Pyeongchon New Town is a city surrounding Dongan District, Anyang, Gyeonggi Province, South Korea. It is one of five "Phase 1 new towns" in the outskirts of Seoul that were planned for construction in the 1980s due to a major housing crisis. There is an ongoing project to renovate and reconstruct several residential complexes in the city, which is slated for completion in 2035.

== History ==
In the late 1980s, the South Korean government created the "Two Million Home Construction Plan" in an effort to combat a major housing crisis that had been occurring. This plan involved the construction of five "new towns" surrounding the city of Seoul. Pyeongchon was one of these towns, with the other four being Bundang, Ilsan, Sanbon, and Joongdong. Pyeongchon specifically was first planned in August 1988, initially planned as a business area for the city of Anyang.

Initially, large areas of land in all five new towns were designated as commercial areas. However, by the end of the 1990s, the areas were largely unsuccessful in attracting businesses. As residential areas, however, the new towns proved highly successful. Residential districts were mostly developed and populated by the mid-1990s, at the time providing about 300,000 housing units.

== City planning ==
Pyeongchon was built between National Route 1 and National Route 47, placing it in a major spot of the Seoul Metropolitan Area with high traffic. To improve traffic, 14 lines of roads were developed, which also facilitated urban expansion in the surrounding areas. Furthermore, the Gwacheon Subway line was built across the town, and the city was integrated into the transportation system of the Seoul Metropolitan Area.

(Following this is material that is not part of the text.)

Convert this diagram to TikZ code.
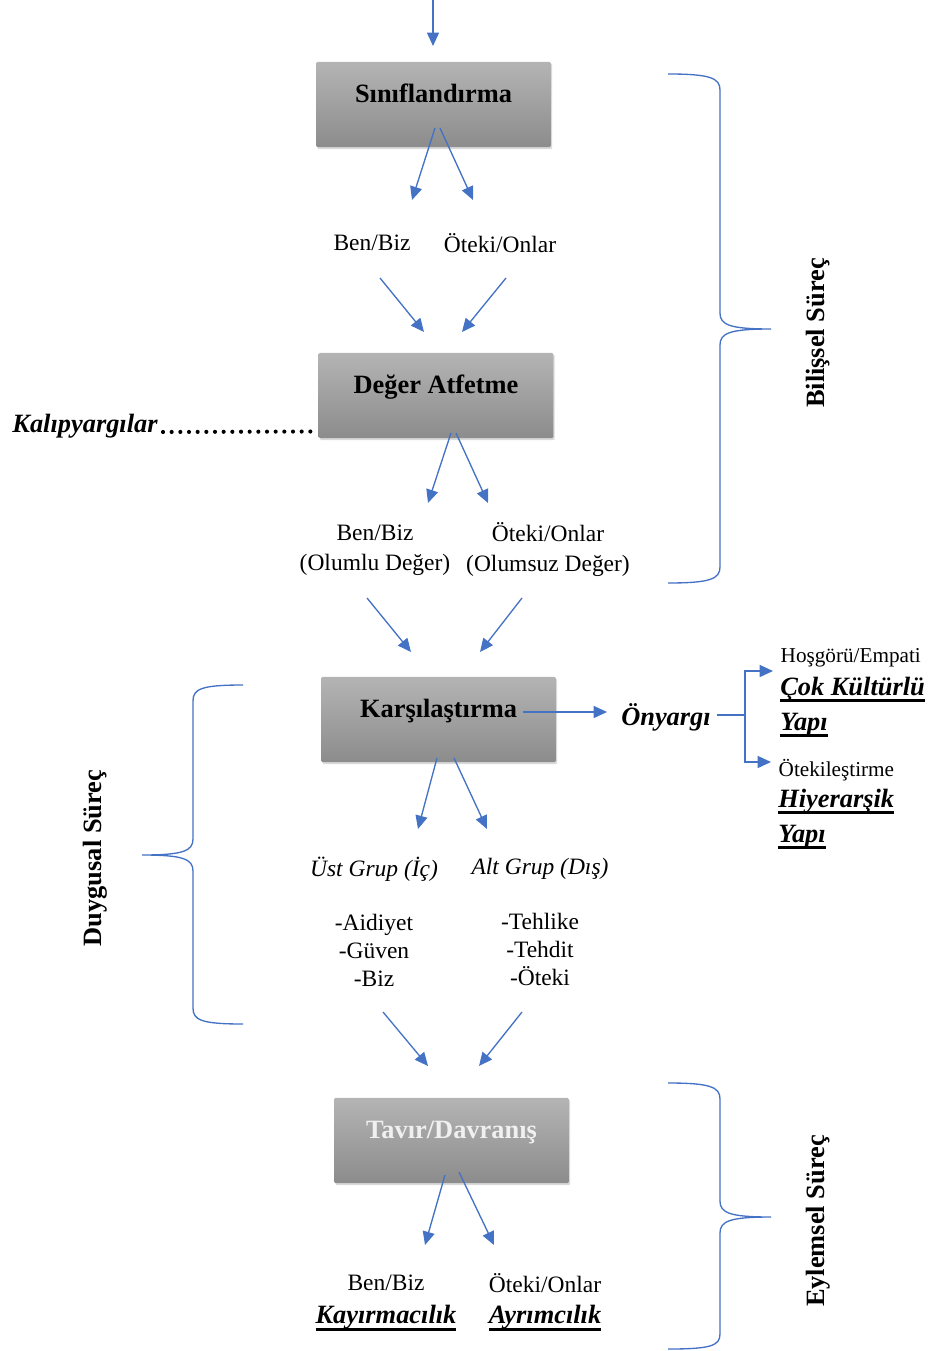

The city's planning was also focused on being "human oriented" with the pedestrian-focused green area system. A network of paths for pedestrians was developed which, unlike Sidewalks, were independent of roads, and connected numerous facilities on their own. Additionally, in an effort to minimize environmental pollution, the city is primarily run on clean energy sources and has well-developed Sewage treatment and waste incineration facilities.